I'm not to crazy about changing over to one of the new types cause mine will heat the entire house better than a new "epa certified" heater, but I just wonder if I need to paint it?


----------



## Basementgeek (Feb 7, 2005)

Try this paint:

Forrest Paint Company - Hi-Temp Aerosols

BG


----------



## WereBo (Apr 5, 2008)

Hi Wolfen :wave:

My pal tried paints (both brush-on and aerosol) for his wood-stove, but both flaked off rather quickly. There's a 'Polish' available made with Graphite that you rub on with a cloth, leave for a while then rub it off, leaving a beautiful shine - It should last a good couple of weeks or more, before needing to be done again.

*Link* - Sorry the prices are in UK, but it will give you an idea what to look for locally :wink


----------



## wolfen1086 (Oct 4, 2007)

Thanks guys, I book marked both. Probably gonna try to get the paint here locally.
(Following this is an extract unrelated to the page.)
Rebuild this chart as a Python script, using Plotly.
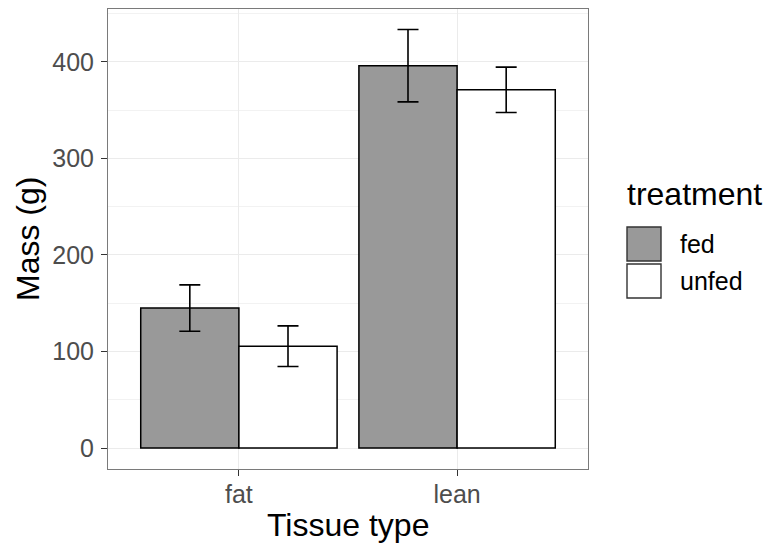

WereBo, I'm not looking for shine or pretty, I'm only looking to NOT have to replace it due to rust  Shine is a added perk if it happens.


----------



## WereBo (Apr 5, 2008)

That's even easier then, just rub off the excess paste after a few minutes but don't buff it up afterwards, it'll stay as a matte finish - It does give excellent protection though, either way :grin:


----------



## Basementgeek (Feb 7, 2005)

As with any paint, got to follow the directions. The Hi heat paint I recommended requires a rust free surface/clean. There is a low fire requirement and then a high fire period to set the paint.

BG


----------



## wolfen1086 (Oct 4, 2007)

I use White Vinegar to remove rust from Cast Iron and a stainless steel wirebrush


----------



## alpenadiver (Jul 31, 2007)

Stove Black, Stoves | Stove and Chimney Maintenance | Lehman’s® Best Stove Black and Polish - Lehmans.com


----------



## wolfen1086 (Oct 4, 2007)

Thanks  another site to book mark, I keep all of these sites to keep my heater working and looking like it should. Keep em coming guys 

We never had this stuff when I was a kid with wood heat, all we had was the original factory stuff that lasted forever
Which is why I originally got this old heater, SOLID cast Iron


----------



## wolfen1086 (Oct 4, 2007)

Well guys shes done, and back together every single inch was stripped of the orange peeled paint all rust removed and the unit repainted with High temp Black, I just hope I get a chance here soon to fire it up and set the paint before its too late like the last paint job done by the original owner LOL
I would post a picture but I broke my Epic and I'm using a Transform until my Epic gets replaced , and this darn Transform is as mush a smart Phone as a dead frog is.


----------